スピノザやヴェイユ好きの身の上として、16世紀に18歳のラ・ボエシが記した本書を読むのは“今”と思う。とりあえず丸呑みして 吐き出されたものが醜い吐瀉物か それとも小さな珠か 時として動かぬ躰を持て余しつつ、ダ。不快を友に、孤独と自足を身につけたい。

2015/10/20

cockroach's garten

恐らく初めて集団心理学に触れた本ではなかろうか。この時代にその事を研究する炯眼もさる事ながら彼が若干16歳から18歳の間にこの小論文を書いたのも彼の知性の卓越性を物語っている。
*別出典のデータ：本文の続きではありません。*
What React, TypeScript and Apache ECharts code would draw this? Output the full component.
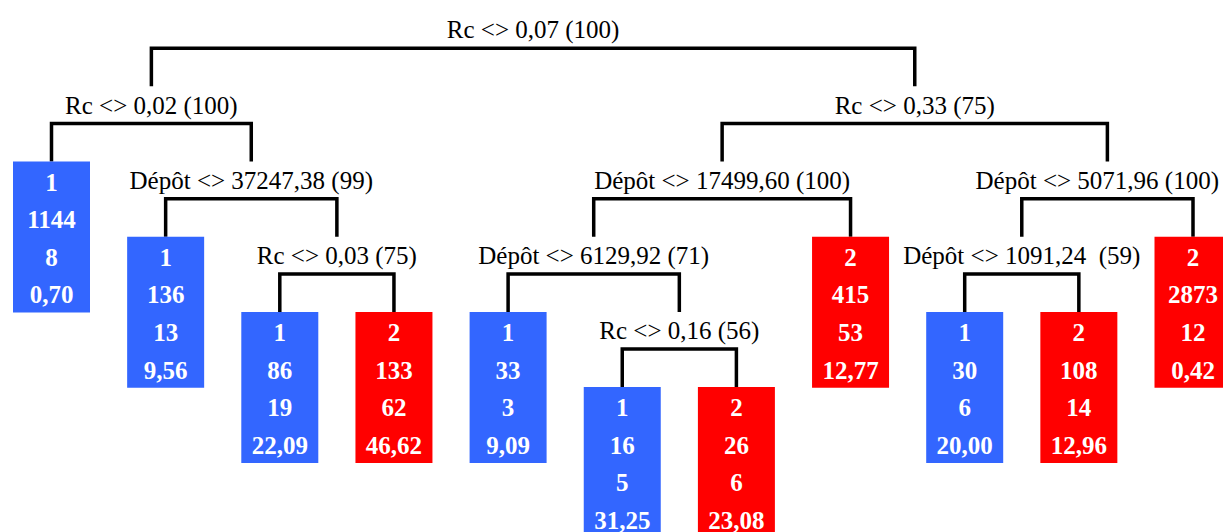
import { useEffect, useRef } from "react";
import * as echarts from "echarts";

// Split nodes (internal nodes of the decision tree)
const splitLabels = [
  "Rc <> 0,07 (100)", // S0
  "Rc <> 0,02 (100)", // S1
  "Dépôt <> 37247,38 (99)", // S2
  "Rc <> 0,03 (75)", // S3
  "Rc <> 0,33 (75)", // S4
  "Dépôt <> 17499,60 (100)", // S5
  "Dépôt <> 6129,92 (71)", // S6
  "Rc <> 0,16 (56)", // S7
  "Dépôt <> 5071,96 (100)", // S8
  "Dépôt <> 1091,24  (59)", // S9
];
const splitChildren: [string, string][] = [
  ["S1", "S4"],
  ["L0", "S2"],
  ["L1", "S3"],
  ["L2", "L3"],
  ["S5", "S8"],
  ["S6", "L7"],
  ["L4", "S7"],
  ["L5", "L6"],
  ["S9", "L10"],
  ["L8", "L9"],
];

// Leaves (left to right)
const leafClass = [1, 1, 1, 2, 1, 1, 2, 2, 1, 2, 2];
const leafCount = [1144, 136, 86, 133, 33, 16, 26, 415, 30, 108, 2873];
const leafErrors = [8, 13, 19, 62, 3, 5, 6, 53, 6, 14, 12];
const leafErrorRate = [0.7, 9.56, 22.09, 46.62, 9.09, 31.25, 23.08, 12.77, 20.0, 12.96, 0.42];

const classColors: Record<number, string> = { 1: "#3366FF", 2: "#FF0000" };
const FONT = '"Liberation Serif", "Times New Roman", serif';
const DROP = 38;
const BOX_W = 77;
const BOX_H = 151;
const CANVAS_W = 1223;

type SplitPos = { x: number; depth: number; lx: number; rx: number };
type LeafPos = { x: number; depth: number };

function buildLayout() {
  const splitPos: SplitPos[] = [];
  const leafPos: LeafPos[] = [];
  const walk = (id: string, depth: number): number => {
    const idx = Number(id.slice(1));
    if (id[0] === "L") {
      leafPos[idx] = { x: idx, depth };
      return idx;
    }
    const [a, b] = splitChildren[idx];
    const xa = walk(a, depth + 1);
    const xb = walk(b, depth + 1);
    const x = (xa + xb) / 2;
    splitPos[idx] = { x, depth, lx: xa, rx: xb };
    return x;
  };
  walk("S0", 0);
  return { splitPos, leafPos };
}

const fmt = (v: number) => v.toFixed(2).replace(".", ",");

export default function App() {
  const ref = useRef<HTMLDivElement>(null);
  useEffect(() => {
    if (!ref.current) return;
    const chart = echarts.init(ref.current, null, { renderer: "svg" });
    const { splitPos, leafPos } = buildLayout();

    chart.setOption({
      animation: false,
      backgroundColor: "#ffffff",
      grid: { left: 51.5, right: 30, top: 48.3, bottom: 32.5 },
      xAxis: { type: "value", min: 0, max: 10, show: false },
      yAxis: { type: "value", min: 0, max: 6, inverse: true, show: false },
      series: [
        {
          type: "custom",
          name: "splits",
          clip: false,
          data: splitPos.map((p, i) => [p.x, p.depth, p.lx, p.rx, i]),
          renderItem: (_params: any, api: any) => {
            const x = api.value(0);
            const d = api.value(1);
            const lx = api.value(2);
            const rx = api.value(3);
            const i = api.value(4);
            const p = api.coord([x, d]);
            const pl = api.coord([lx, d]);
            const pr = api.coord([rx, d]);
            const label = splitLabels[i];
            const font = `25px ${FONT}`;
            const half = echarts.format.getTextRect
              ? (echarts.format as any).getTextRect(label, font).width / 2
              : 0;
            const tx = Math.min(p[0], CANVAS_W - 4 - half);
            return {
              type: "group",
              children: [
                {
                  type: "polyline",
                  shape: {
                    points: [
                      [pl[0], p[1] + DROP],
                      [pl[0], p[1]],
                      [pr[0], p[1]],
                      [pr[0], p[1] + DROP],
                    ],
                  },
                  style: { stroke: "#000000", lineWidth: 3.5, fill: "none", lineJoin: "miter" },
                },
                {
                  type: "text",
                  x: tx,
                  y: p[1] - 18.5,
                  style: {
                    text: label,
                    fill: "#000000",
                    font,
                    align: "center",
                    verticalAlign: "middle",
                  },
                },
              ],
            };
          },
        },
        {
          type: "custom",
          name: "leaves",
          clip: false,
          data: leafPos.map((p, i) => [p.x, p.depth - 1, i]),
          renderItem: (_params: any, api: any) => {
            const x = api.value(0);
            const d = api.value(1);
            const i = api.value(2);
            const c = api.coord([x, d]);
            const top = c[1] + DROP;
            const rows = [
              String(leafClass[i]),
              String(leafCount[i]),
              String(leafErrors[i]),
              fmt(leafErrorRate[i]),
            ];
            return {
              type: "group",
              children: [
                {
                  type: "rect",
                  shape: { x: c[0] - BOX_W / 2, y: top, width: BOX_W, height: BOX_H },
                  style: { fill: classColors[leafClass[i]] },
                },
                ...rows.map((t, k) => ({
                  type: "text",
                  x: c[0],
                  y: top + 20.5 + 37.6 * k,
                  style: {
                    text: t,
                    fill: "#ffffff",
                    font: `bold 25px ${FONT}`,
                    align: "center",
                    verticalAlign: "middle",
                  },
                })),
              ],
            };
          },
        },
      ],
    });
    return () => chart.dispose();
  }, []);
  return (
    <div
      ref={ref}
      style={{ position: "absolute", left: 0, top: 0, width: 1223, height: 532 }}
    />
  );
}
封建的な社会構造によって自発的に服従をする国民は生まれ持ってして服従を教えられた者であるとの見解が記されている。

2018/05/30

白義

支配者とは、支配する圧倒的多数の民衆よりも、本来か弱い存在だ。だから、娯楽をばらまき民衆に自ら自由を放棄させたり、自らの権威にへつらう取り巻きの小圧政者を用いながら「自発的に」自由を捨てさせるよう仕向けなければならない。自由という本性に代わり慣習の毒を注ぎ込み、別の本性を植え付けなければならないのだ。そう激烈に君主や権力者を批判するラ・ボエシが、その実人生に当たってはフランス王権の忠実な臣民であり、どうやら心の底からそれを信頼していたことが一見するとかなりミスマッチに見える

2015/01/17

おおた

友田とん氏に勧められた一冊。タイトル通り、わたしたちは至るところで自発的に隷従していることか、改めて驚かされる。著者この時18歳だったって、飛び級で国の評議官になるだけある才能あふれる文章。「圧制者に近づくことは、みずからの自由から遠ざかることであり、いわば、両手でしっかりと隷従を抱きしめること」今のオリンピック見てると実感する一文です。一方で、巻末でヴェイユが言うように「人間の精神は驚くほど曲がりやすい」から、隷従が幸福と考えることもまた人間の本性。これを打開していくことが生きていくということかも。

2021/03/20

活字スキー

【民衆は隷属するやいなや、自由をあまりにも突然に、あまりにもはなはだしく忘却してしまうので、もはやそれを取りもどすことなどできなくなってしまう。なにしろ、あまりにも自発的に隷従するので、彼らは自由を失ったのではなく、隷従を勝ち得たのだ、とさえ言いたくなるほどである】うめざわしゅんのディストピアSFコミック『えれほん』の冒頭で引用されていた一節とタイトルがあまりにもキマっていたので読んでみた。500年前に18かそこらの若造がよくぞここまで、とは思うものの、正直面白い読み物ではなかった。